Stretching children and timetables

15th January 1999 at 00:00
At Priory school in Slough the timetable is "a work of art", according to Carole Evans, the headteacher.

It needs to be. The primary school runs such a complex model of streaming and setting that even the streams are setted.

The system aims to stretch the brightest children while giving less able pupils more attention. It has produced remarkable results since it was introduced in 1993.

When Mrs Evans took over as head in 1986 the school was struggling, had only 265 pupils and was threatened with closure.

Today it has more than 700 pupils and nearly three applicants for every place.

Mrs Evans, a member of the Government's standards task force, credits the turnaround on the judicious use of specialist teachers for English, maths and science supported by a system of streaming and setting.

Since then the school's test results have soared: this year 80 per cent of 11-year-olds reached the required standard for their age in English - up from 50 per cent in 1996. In maths the figure has risen from 56 per cent to 73 per cent this year.

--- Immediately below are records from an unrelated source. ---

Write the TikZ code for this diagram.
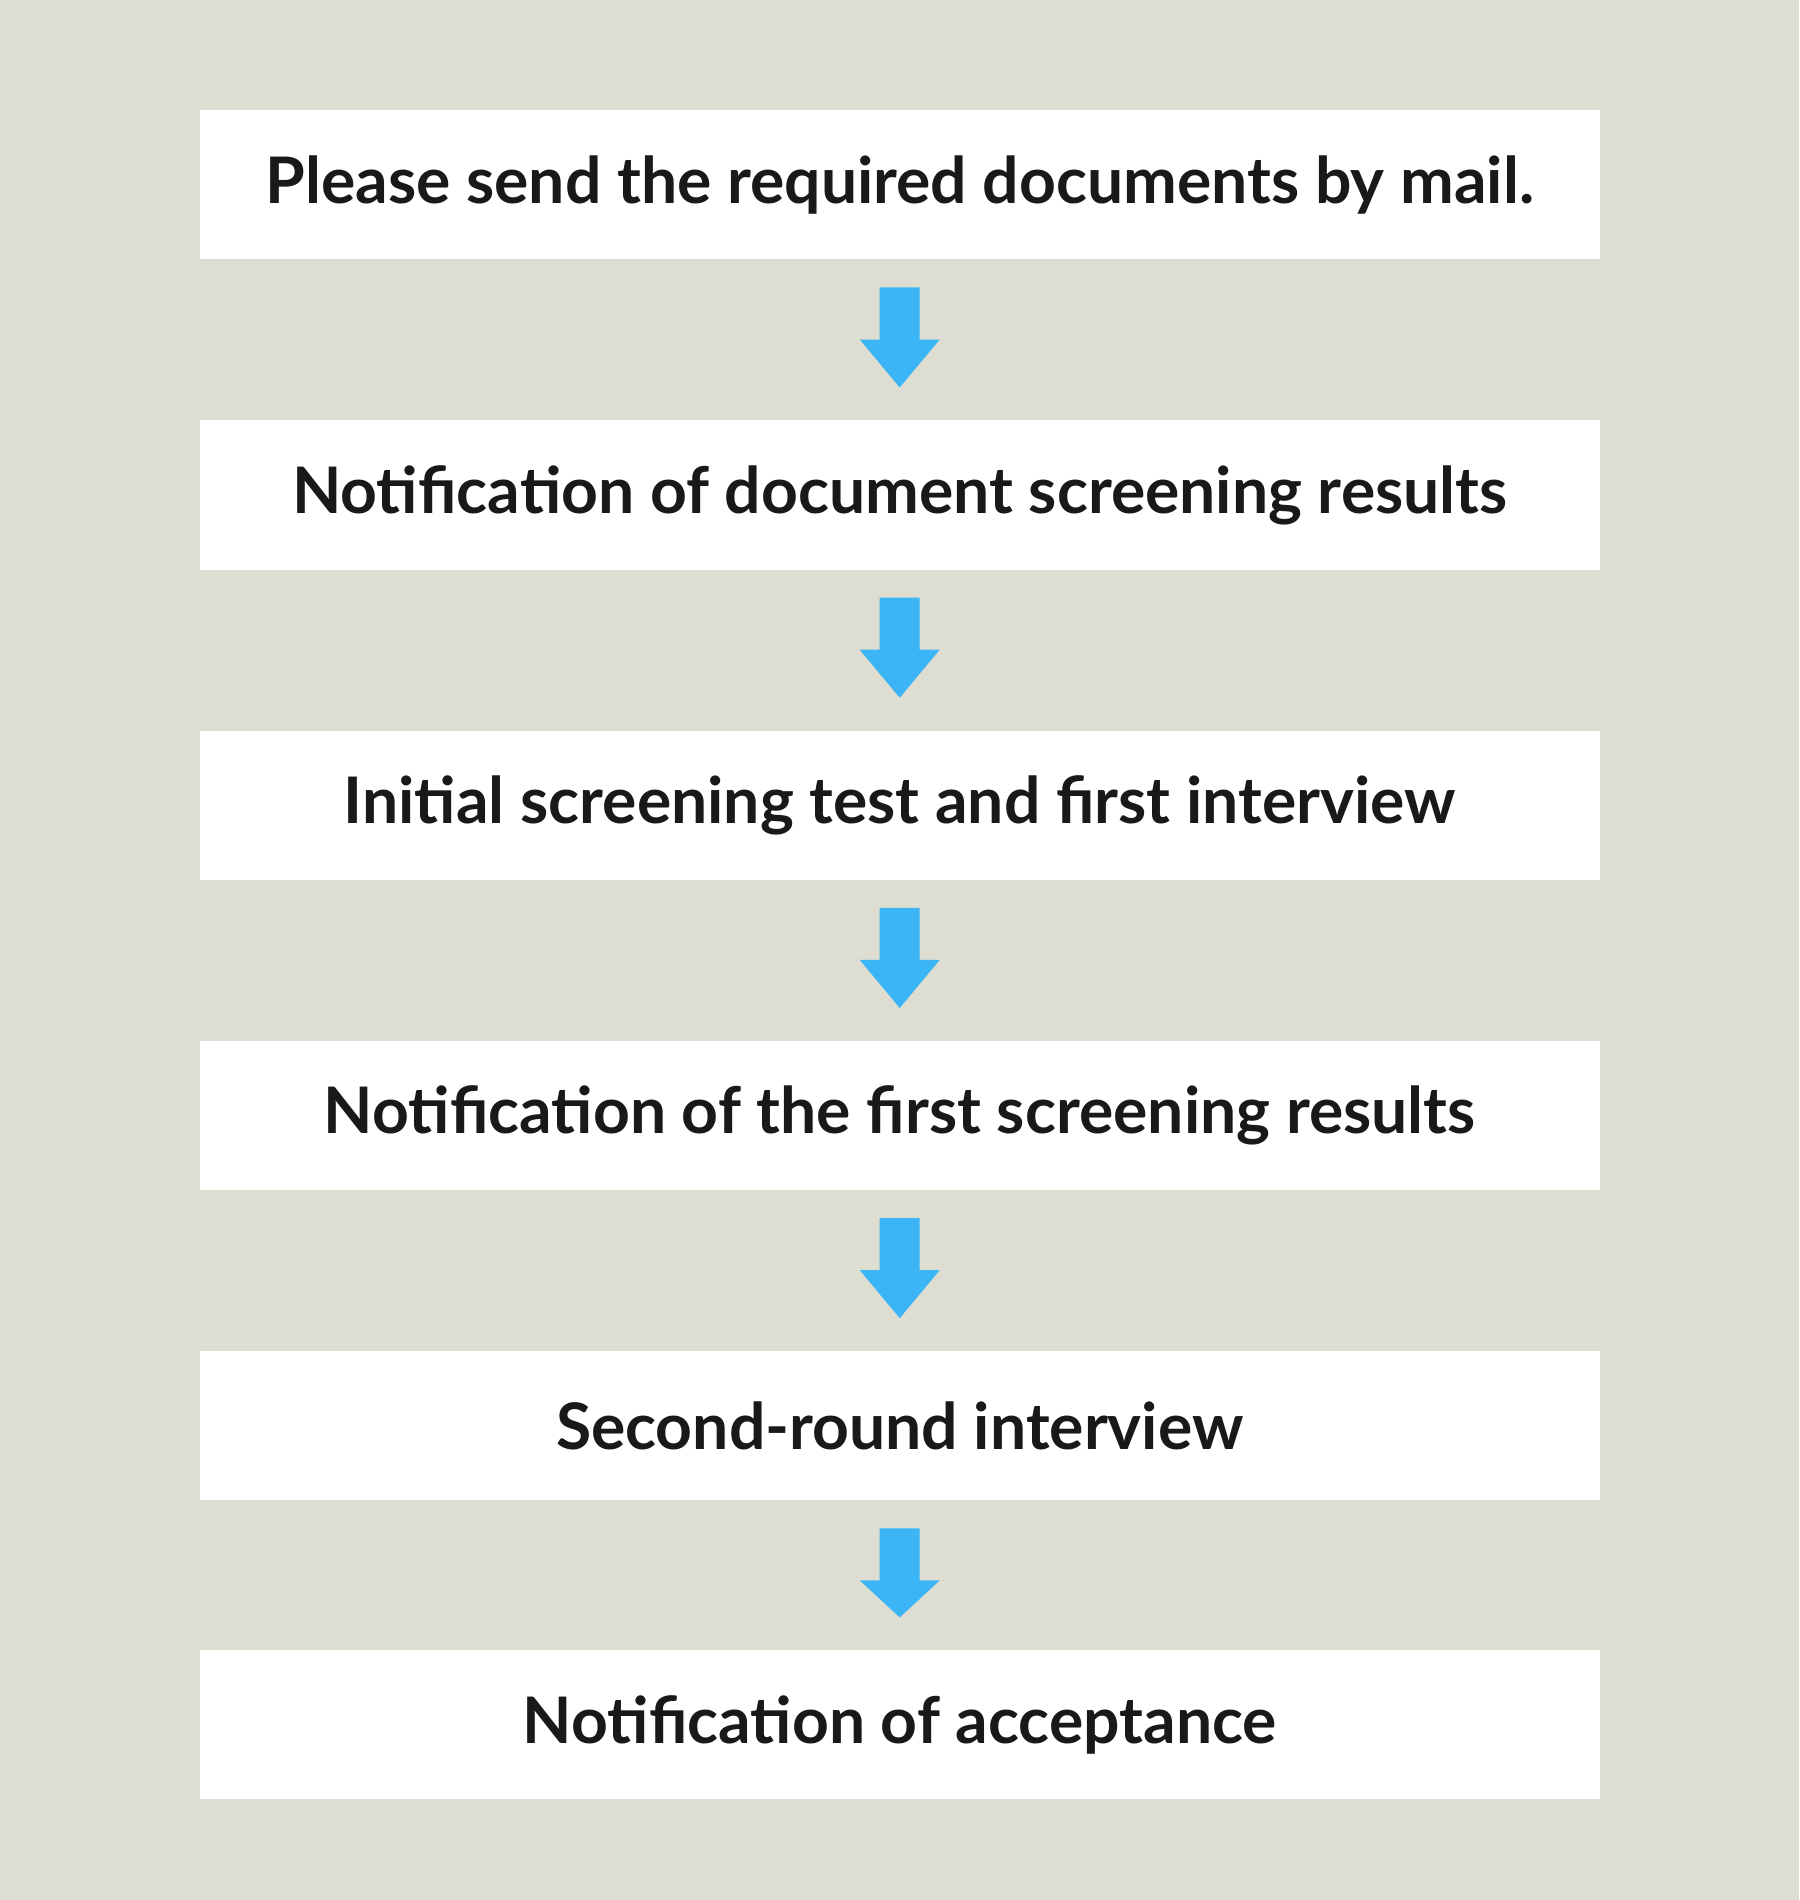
\documentclass[tikz,border=0pt]{standalone}
\usepackage{fontspec}
\setmainfont{Lato}[BoldFont={* Bold}]
\usetikzlibrary{calc}
\definecolor{bg}{HTML}{DDDDD2}
\definecolor{arr}{HTML}{3BB5F5}
\tikzset{x=1pt,y=-1pt,
 stepbox/.style={fill=white,minimum width=1155pt,minimum height=123pt,inner sep=0pt,
   font=\fontsize{53}{60}\selectfont\bfseries,text=black!90}}
\newcommand{\flowarrow}[2]{%
 \fill[arr] ($(#1.south)+(-16.5,23)$) -- ($(#1.south)+(16.5,23)$) -- ($(#1.south)+(16.5,66)$)
  -- ($(#1.south)+(33,66)$) -- ($(#2.north)+(0,-27)$) -- ($(#1.south)+(-33,66)$)
  -- ($(#1.south)+(-16.5,66)$) -- cycle;}
\begin{document}
\begin{tikzpicture}
\fill[bg] (0,0) rectangle (1485,1568);
\useasboundingbox (0,0) rectangle (1485,1568);
\node[stepbox] (a) at (742.5,152.5) {Please send the required documents by mail.};
\node[stepbox] (b) at (742.5,408.5) {Notification of document screening results};
\node[stepbox] (c) at (742.5,664.5) {Initial screening test and first interview};
\node[stepbox] (d) at (742.5,920.5) {Notification of the first screening results};
\node[stepbox] (e) at (742.5,1176.5) {Second-round interview};
\node[stepbox] (f) at (742.5,1423.5) {Notification of acceptance};
\flowarrow{a}{b}
\flowarrow{b}{c}
\flowarrow{c}{d}
\flowarrow{d}{e}
\flowarrow{e}{f}
\end{tikzpicture}
\end{document}
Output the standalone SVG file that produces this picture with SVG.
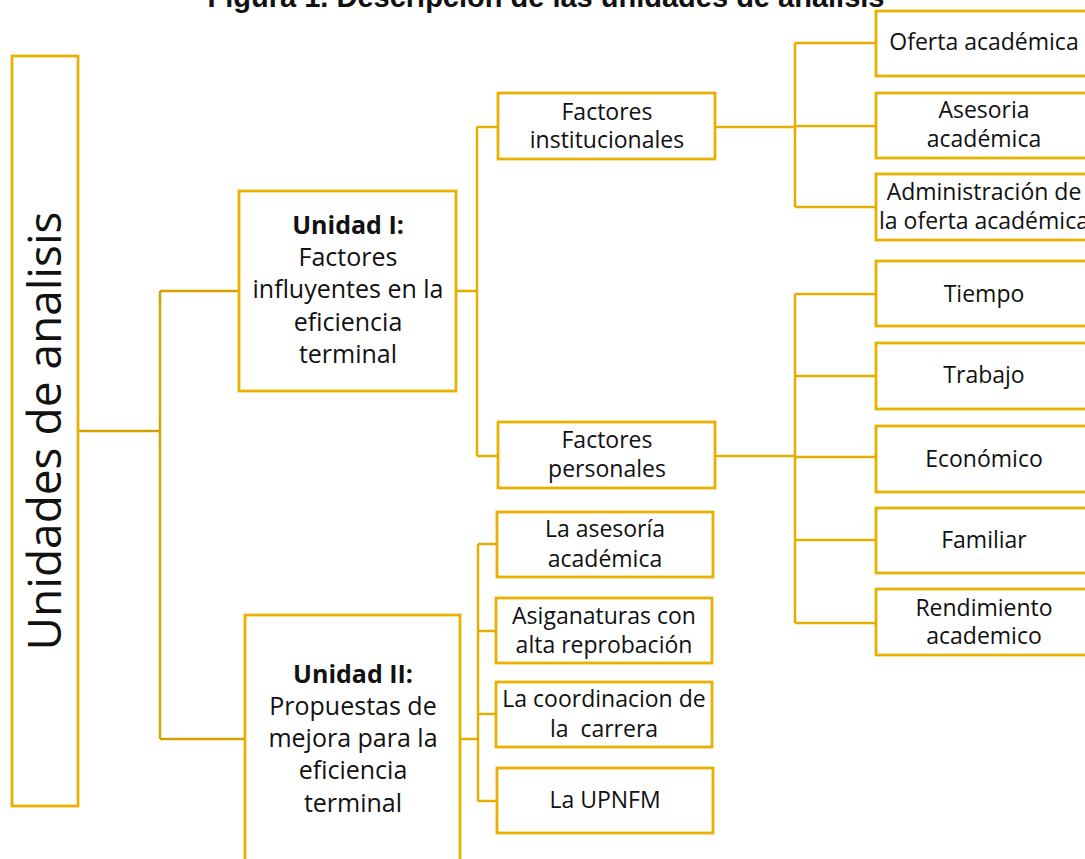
<svg xmlns="http://www.w3.org/2000/svg" width="1085" height="859" viewBox="0 0 1085 859">
<style>
.box{fill:#fff;stroke:#E8B000;stroke-width:2.8}
.ln{fill:none;stroke:#E3AE00;stroke-width:2.5}
.lnd{fill:none;stroke:#D2A200;stroke-width:2.5}
.t{font-family:"Open Sans","Noto Sans",sans-serif;fill:#111;text-anchor:middle}
.s{font-size:23px}
.m{font-size:25px}
.b{font-weight:bold}
.title{font-family:"Liberation Sans",Arial,sans-serif;font-weight:bold;font-size:29px;fill:#111;text-anchor:middle}
</style>
<rect width="1085" height="859" fill="#fff"/>
<text class="title" x="546" y="7">Figura 1. Descripción de las unidades de análisis</text>
<g id="connectors">
<path class="lnd" d="M78 431H160M160 291V739M160 291H239M160 739H245"/>
<path class="ln" d="M456 291H477M477 127V456M477 127H498M477 456H498"/>
<path class="ln" d="M715 127H795M795 43V207M795 43H876M795 126H876M795 207H876"/>
<path class="ln" d="M715 456H795M795 294V623M795 294H876M795 376H876M795 457H876M795 540H876M795 623H876"/>
<path class="ln" d="M460 739H478M478 544V801M478 544H497M478 631H496M478 714H496M478 801H497"/>
</g>
<g id="root"><rect class="box" x="12" y="56" width="66" height="750"/><text class="t" font-size="46" transform="translate(61,431) rotate(-90)">Unidades de analisis</text></g>
<g id="u1"><rect class="box" x="239" y="191" width="217" height="200"/>
<text class="t m b" x="348" y="234">Unidad I:</text>
<text class="t m" x="348" y="266">Factores</text>
<text class="t m" x="348" y="298">influyentes en la</text>
<text class="t m" x="348" y="331">eficiencia</text>
<text class="t m" x="348" y="363">terminal</text></g>
<g id="u2"><rect class="box" x="245" y="615" width="215" height="270"/>
<text class="t m b" x="353" y="683">Unidad II:</text>
<text class="t m" x="353" y="715">Propuestas de</text>
<text class="t m" x="353" y="747">mejora para la</text>
<text class="t m" x="353" y="779">eficiencia</text>
<text class="t m" x="353" y="812">terminal</text></g>
<g id="fi"><rect class="box" x="498" y="93" width="217" height="66"/>
<text class="t s" x="607" y="120">Factores</text><text class="t s" x="607" y="148">institucionales</text></g>
<g id="fp"><rect class="box" x="498" y="422" width="217" height="66"/>
<text class="t s" x="607" y="448">Factores</text><text class="t s" x="607" y="477">personales</text></g>
<g id="r1"><rect class="box" x="876" y="11" width="216" height="65"/><text class="t s" x="984" y="50">Oferta académica</text></g>
<g id="r2"><rect class="box" x="876" y="93" width="216" height="65"/><text class="t s" x="984" y="118">Asesoria</text><text class="t s" x="984" y="147">académica</text></g>
<g id="r3"><rect class="box" x="876" y="174" width="216" height="66"/><text class="t s" x="984" y="200">Administración de</text><text class="t s" x="984" y="229">la oferta académica</text></g>
<g id="r4"><rect class="box" x="876" y="261" width="216" height="65"/><text class="t s" x="984" y="302">Tiempo</text></g>
<g id="r5"><rect class="box" x="876" y="343" width="216" height="66"/><text class="t s" x="984" y="383">Trabajo</text></g>
<g id="r6"><rect class="box" x="876" y="426" width="216" height="66"/><text class="t s" x="984" y="467">Económico</text></g>
<g id="r7"><rect class="box" x="876" y="508" width="216" height="65"/><text class="t s" x="984" y="548">Familiar</text></g>
<g id="r8"><rect class="box" x="876" y="589" width="216" height="66"/><text class="t s" x="984" y="616">Rendimiento</text><text class="t s" x="984" y="644">academico</text></g>
<g id="b1"><rect class="box" x="497" y="512" width="216" height="65"/><text class="t s" x="605" y="537">La asesoría</text><text class="t s" x="605" y="567">académica</text></g>
<g id="b2"><rect class="box" x="496" y="598" width="216" height="65"/><text class="t s" x="604" y="624">Asiganaturas con</text><text class="t s" x="604" y="653">alta reprobación</text></g>
<g id="b3"><rect class="box" x="496" y="682" width="216" height="65"/><text class="t s" x="604" y="707">La coordinacion de</text><text class="t s" x="604" y="737" xml:space="preserve">la  carrera</text></g>
<g id="b4"><rect class="box" x="497" y="768" width="216" height="65"/><text class="t s" x="605" y="808">La UPNFM</text></g>
</svg>
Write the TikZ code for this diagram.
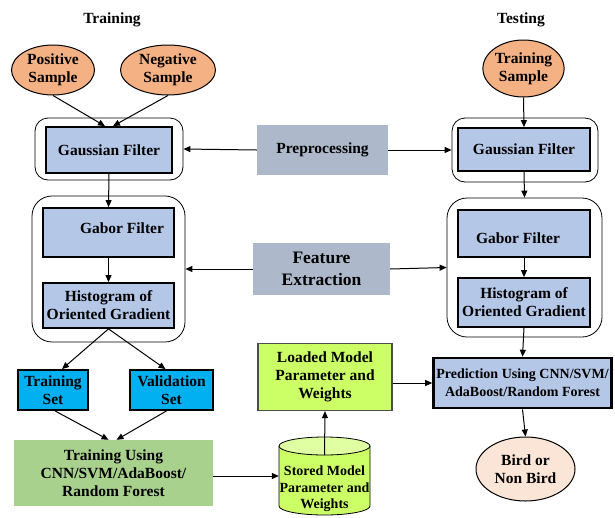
\documentclass[tikz,border=0pt]{standalone}
\usepackage{fontspec}
\setmainfont{Liberation Serif}
\usetikzlibrary{arrows.meta,shapes.geometric}
\definecolor{orng}{HTML}{F4B183}
\definecolor{bluebox}{HTML}{B4C7E7}
\definecolor{graybox}{HTML}{ADB9CA}
\definecolor{cyanbox}{HTML}{00B0F0}
\definecolor{greenbox}{HTML}{A9D18E}
\definecolor{limebox}{HTML}{CCFF66}
\definecolor{limetop}{HTML}{E0FFA3}
\definecolor{peach}{HTML}{FBE5D6}
\begin{document}
\begin{tikzpicture}[x=1pt,y=-1pt,
  every node/.style={font=\fontsize{15.5}{18}\selectfont\bfseries, align=center, inner sep=0pt, text=black},
  arr/.style={-{Triangle[length=7pt,width=6pt]}, line width=1pt},
  oval/.style={ellipse, draw=black, line width=1pt, fill=orng},
  innerbox/.style={rectangle, draw=black, line width=1.8pt, fill=bluebox},
  outerbox/.style={rectangle, draw=black, line width=0.8pt, rounded corners=13pt},
  procbox/.style={rectangle, fill=graybox},
  setbox/.style={rectangle, draw=black, line width=1.8pt, fill=cyanbox},
]
\useasboundingbox[fill=white] (0,0) rectangle (615,517);

% titles
\node (trtitle) at (112,20) {Training};
\node (tetitle) at (521,20) {Testing};

% samples
\node[oval, minimum width=83pt, minimum height=50pt] (pos) at (53,70) {Positive\\Sample};
\node[oval, minimum width=95pt, minimum height=50pt] (neg) at (168,70) {Negative\\Sample};
\node[oval, minimum width=79pt, minimum height=57pt] (tsamp) at (523.5,68.5) {Training\\Sample};

% preprocessing stage
\node[outerbox, minimum width=148pt, minimum height=62pt] (gLo) at (109,149) {};
\node[innerbox, minimum width=126pt, minimum height=46pt] (gL) at (109,150) {Gaussian Filter};
\node[procbox, minimum width=131pt, minimum height=50pt] (pre) at (322.5,150) {Preprocessing};
\node[outerbox, minimum width=146pt, minimum height=64pt] (gRo) at (525,150) {};
\node[innerbox, minimum width=132pt, minimum height=43pt] (gR) at (524,149.5) {Gaussian Filter};

% feature extraction stage
\node[outerbox, rounded corners=20pt, minimum width=153pt, minimum height=146pt] (fLo) at (108.5,269) {};
\node[innerbox, minimum width=131pt, minimum height=49pt] (gabL) at (108.5,232.5) {};
\node (gabLt) at (122,228) {Gabor Filter};
\node[innerbox, minimum width=131pt, minimum height=45pt] (hogL) at (108.5,305.5) {Histogram of\\Oriented Gradient};
\node[procbox, minimum width=137pt, minimum height=52pt, font=\fontsize{17.5}{22}\selectfont\bfseries] (fe) at (321.5,269) {Feature\\Extraction};
\node[outerbox, rounded corners=20pt, minimum width=155pt, minimum height=139pt] (fRo) at (524.5,267.5) {};
\node[innerbox, minimum width=132pt, minimum height=47pt] (gabR) at (524,233.5) {};
\node (gabRt) at (518,238) {Gabor Filter};
\node[innerbox, minimum width=132pt, minimum height=49pt] (hogR) at (524,302.5) {Histogram of\\Oriented Gradient};

% training side
\node[setbox, minimum width=70pt, minimum height=40pt] (tset) at (53,390) {Training\\Set};
\node[setbox, minimum width=83pt, minimum height=40pt] (vset) at (171.5,390) {Validation\\Set};
\node[rectangle, fill=greenbox, minimum width=199pt, minimum height=66pt] (tuse) at (113.5,473) {Training Using\\CNN/SVM/AdaBoost/\\Random Forest};

% stored model cylinder
\node[minimum width=91pt, minimum height=78pt] (stored) at (324.5,476) {};
\fill[limebox] (279,446) -- (279,506) arc[start angle=180, end angle=360, x radius=45.5pt, y radius=9pt] -- (370,446) -- cycle;
\draw[line width=0.8pt] (279,446) -- (279,506) arc[start angle=180, end angle=360, x radius=45.5pt, y radius=9pt] -- (370,446);
\draw[line width=0.8pt, fill=limetop] (324.5,446) ellipse[x radius=45.5pt, y radius=9pt];
\node[font=\fontsize{14}{16.5}\selectfont\bfseries] (storedt) at (324.5,489) {Stored Model\\Parameter and\\Weights};
\coordinate (stop) at (324.5,455);

% loaded model
\node[rectangle, draw=black!70, line width=1.2pt, fill=limebox, minimum width=134pt, minimum height=67pt] (loaded) at (325,377) {Loaded Model\\Parameter and\\Weights};

% prediction
\node[rectangle, draw=black, line width=2.6pt, fill=bluebox, minimum width=178pt, minimum height=50pt, font=\fontsize{14}{18}\selectfont\bfseries] (pred) at (522.5,383) {Prediction Using CNN/SVM/\\AdaBoost/Random Forest};
\node[ellipse, draw=black, line width=1pt, fill=peach, minimum width=99pt, minimum height=64pt] (bird) at (525.5,469) {Bird or\\Non Bird};

% connectors
\draw[arr] (pos.south) -- ([xshift=-4pt]gL.north);
\draw[arr] (neg.south) -- ([xshift=4pt]gL.north);
\draw[arr] (pre.west) -- (gLo.east);
\draw[arr] (pre.east) -- (gRo.west);
\draw[arr] (tsamp.south) -- (gR.north);
\draw[arr] (gL.south) -- (gabL.north);
\draw[arr] (gabL.south) -- (hogL.north);
\draw[arr] (gR.south) -- (fRo.north);
\draw[arr] (gabR.south) -- (gabR.south |- hogR.north);
\draw[arr] (fe.west) -- (fLo.east);
\draw[arr] (fe.east) -- (fRo.west);
\draw[arr] (hogL.south) -- ([xshift=9pt]tset.north);
\draw[arr] (hogL.south) -- ([xshift=-6pt]vset.north);
\draw[arr] ([xshift=2pt]tset.south) -- ([xshift=-5pt]tuse.north);
\draw[arr] ([xshift=-5pt]vset.south) -- ([xshift=3pt]tuse.north);
\draw[arr] (tuse.east |- stored.west) -- (stored.west);
\draw[arr] (stop) -- (loaded.south);
\draw[arr] (loaded.east |- pred.west) -- (pred.west);
\draw[arr] (hogR.south) -- (pred.north);
\draw[arr] (pred.south) -- (bird.north);
\end{tikzpicture}
\end{document}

Streaming begins at age four with every child sitting a test, devised by a member of staff, in the July before they start school.

The results divide the children into a top "A" group and two mixed-ability classes. Setting is introduced for eight-year-olds in English, maths and science, and streaming is abandoned.

The year group can be split into as many as five sets depending on the needs of the cohort. The most able children are taught in larger groups while those of lower ability enjoy classes of as few as five pupils.

Mrs Evans admits she was apprehensive about the project and concerned that streaming could make the A-group feel superior. Introducing sets, she believes, helps counter that. "Setting recognises that different people are good at different things. Here children take real pride in all their achievements. They value getting into the choir or the football team as much as being in the top set for maths."

The school does not feel that setting is appropriate for young children.

"They relate well to having one teacher," says Mrs Evans. "We like them to make friends and not have to move around.

"I do not think streaming and setting are the answer to everything. After seven years of development we think we have the system that works for us but I would not necessarily advocate it as a model for any other school to adopt."